CPJ alarmed by suspension of BBC FM broadcasts

New York, January 20, 2006—The Committee to Protect Journalists expressed alarm today at Tajikistan’s suspension of the BBC’s FM radio broadcasts. The British broadcaster said it filed a complaint with the Tajik authorities on January 19 protesting the suspension since January 10 of FM programming in the capital Dushanbe and the northern city of Khujand.

“We are deeply troubled by the suspension of the BBC’s FM broadcasting and call on the authorities in Tajikistan to ensure that the BBC can resume its programming,” said CPJ Executive Director Ann Cooper. “Tajikistan has an abysmal press freedom record. Its citizens need access to a broad array of news and opinion in the run-up to the presidential election in November.”

The state Committee on Television and Radio Broadcasting suspended the radio frequency after the BBC did not comply with new regulations requiring foreign FM broadcasters to register with the Justice Ministry within 20 days and obtain a media license, according to local and international press reports.

The BBC received notice on December 20 that it was required to register with the Justice Ministry by January 10. It said the deadline was “unrealistic” and that the process usually took up to six months to complete.
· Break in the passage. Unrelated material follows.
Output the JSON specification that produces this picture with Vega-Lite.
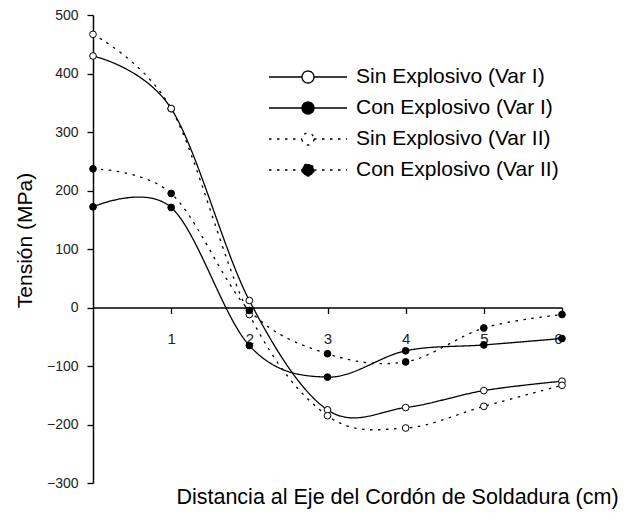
{
  "$schema": "https://vega.github.io/schema/vega-lite/v6.json",
  "autosize": "none",
  "width": 469,
  "height": 468,
  "padding": {"left": 93, "top": 15, "right": 62, "bottom": 39},
  "background": "white",
  "config": {
    "view": {"stroke": null},
    "font": "Liberation Sans",
    "axis": {"grid": false, "labelFont": "Liberation Sans", "titleFont": "Liberation Sans", "titleFontWeight": "normal", "domainColor": "black", "tickColor": "black", "titleColor": "black", "labelColor": "#222"}
  },
  "data": {
    "values": [
      {"series": "Sin Explosivo (Var I)", "x": 0, "y": 430},
      {"series": "Sin Explosivo (Var I)", "x": 1, "y": 340},
      {"series": "Sin Explosivo (Var I)", "x": 2, "y": 12},
      {"series": "Sin Explosivo (Var I)", "x": 3, "y": -175},
      {"series": "Sin Explosivo (Var I)", "x": 4, "y": -171},
      {"series": "Sin Explosivo (Var I)", "x": 5, "y": -142},
      {"series": "Sin Explosivo (Var I)", "x": 6, "y": -126},
      {"series": "Con Explosivo (Var I)", "x": 0, "y": 172},
      {"series": "Con Explosivo (Var I)", "x": 1, "y": 171},
      {"series": "Con Explosivo (Var I)", "x": 2, "y": -65},
      {"series": "Con Explosivo (Var I)", "x": 3, "y": -119},
      {"series": "Con Explosivo (Var I)", "x": 4, "y": -74},
      {"series": "Con Explosivo (Var I)", "x": 5, "y": -64},
      {"series": "Con Explosivo (Var I)", "x": 6, "y": -53},
      {"series": "Sin Explosivo (Var II)", "x": 0, "y": 467},
      {"series": "Sin Explosivo (Var II)", "x": 1, "y": 340},
      {"series": "Sin Explosivo (Var II)", "x": 2, "y": -12},
      {"series": "Sin Explosivo (Var II)", "x": 3, "y": -185},
      {"series": "Sin Explosivo (Var II)", "x": 4, "y": -206},
      {"series": "Sin Explosivo (Var II)", "x": 5, "y": -169},
      {"series": "Sin Explosivo (Var II)", "x": 6, "y": -133},
      {"series": "Con Explosivo (Var II)", "x": 0, "y": 237},
      {"series": "Con Explosivo (Var II)", "x": 1, "y": 195},
      {"series": "Con Explosivo (Var II)", "x": 2, "y": -5},
      {"series": "Con Explosivo (Var II)", "x": 3, "y": -79},
      {"series": "Con Explosivo (Var II)", "x": 4, "y": -93},
      {"series": "Con Explosivo (Var II)", "x": 5, "y": -35},
      {"series": "Con Explosivo (Var II)", "x": 6, "y": -12}
    ]
  },
  "encoding": {
    "x": {
      "field": "x", "type": "quantitative",
      "scale": {"domain": [0, 6], "nice": false, "zero": false},
      "axis": {
        "values": [1, 2, 3, 4, 5, 6],
        "offset": {"expr": "scale('y', 0) - height"},
        "domainWidth": 1.5, "tickSize": 6, "tickWidth": 1.3,
        "labelPadding": 18, "labelFontSize": 15,
        "title": "Distancia al Eje del Cordón de Soldadura (cm)",
        "titleFontSize": 21.5, "titleX": 304, "titleY": 196,
        "titleBaseline": "alphabetic", "titleAlign": "center"
      }
    },
    "y": {
      "field": "y", "type": "quantitative",
      "scale": {"domain": [-300, 500], "nice": false, "zero": false},
      "axis": {
        "values": [-300, -200, -100, 0, 100, 200, 300, 400, 500],
        "domainWidth": 1.5, "tickSize": 6, "tickWidth": 1.3,
        "labelPadding": 9, "labelFontSize": 14,
        "title": "Tensión (MPa)", "titleFontSize": 21,
        "titleX": -68, "titleY": 225, "titleAngle": 270,
        "titleBaseline": "middle", "titleAlign": "center"
      }
    }
  },
  "layer": [
    {
      "mark": {"type": "line", "interpolate": "cardinal", "tension": 0, "color": "black", "strokeWidth": 1.3},
      "encoding": {
        "strokeDash": {
          "field": "series", "type": "nominal",
          "scale": {
            "domain": ["Sin Explosivo (Var I)", "Con Explosivo (Var I)", "Sin Explosivo (Var II)", "Con Explosivo (Var II)"],
            "range": [[1, 0], [1, 0], [2.5, 5.5], [2.5, 5.5]]
          },
          "legend": {
            "title": null, "orient": "none", "legendX": 204, "legendY": 51, "padding": 0,
            "symbolType": "M-3.9,0H-0.6M0.6,0H3.9M0.6,0A0.6,0.6,0,1,1,-0.6,0A0.6,0.6,0,1,1,0.6,0Z",
            "symbolSize": 400, "symbolStrokeColor": "black", "symbolStrokeWidth": 1.3, "symbolOffset": 0,
            "labelFont": "Liberation Sans", "labelFontSize": 21, "labelColor": "black", "labelOffset": 37, "rowPadding": 10, "labelLimit": 400
          }
        }
      }
    },
    {
      "mark": {"type": "circle", "size": 45, "stroke": "black", "strokeWidth": 1, "opacity": 1},
      "encoding": {
        "fill": {
          "field": "series", "type": "nominal",
          "scale": {
            "domain": ["Sin Explosivo (Var I)", "Con Explosivo (Var I)", "Sin Explosivo (Var II)", "Con Explosivo (Var II)"],
            "range": ["white", "black", "white", "black"]
          },
          "legend": {
            "title": null, "orient": "none", "legendX": 204, "legendY": 51, "padding": 0,
            "symbolType": "M-3.9,0H-0.6M0.6,0H3.9M0.6,0A0.6,0.6,0,1,1,-0.6,0A0.6,0.6,0,1,1,0.6,0Z",
            "symbolSize": 400, "symbolStrokeColor": "black", "symbolStrokeWidth": 1.3, "symbolOffset": 0,
            "labelFont": "Liberation Sans", "labelFontSize": 21, "labelColor": "black", "labelOffset": 37, "rowPadding": 10, "labelLimit": 400
          }
        }
      }
    }
  ]
}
The Moscow-based media watchdog Center for Journalism in Extreme Situations confirmed that it would take many months to collect and prepare the long list of documents required for registration with the Justice Ministry.

The BBC is the only foreign radio station broadcasting on the popular FM frequency in Tajikistan where residents have almost no access to independent sources of information. The BBC is continuing to broadcast on medium and short wave to Tajikistan.

Foreign Ministry spokesman Igor Sattarov said on January 19 that the suspension was only a regulatory matter and not politically motivated, the independent Dushanbe-based Asia-Plus news agency reported.

President Imomali Rakhmonov’s government has shuttered many independent newspapers in the past two years. It increased closures of television and radio stations following a March 2005 popular uprising in neighboring Kyrgyzstan and violent unrest in May in the city of Andijan in neighboring Uzbekistan.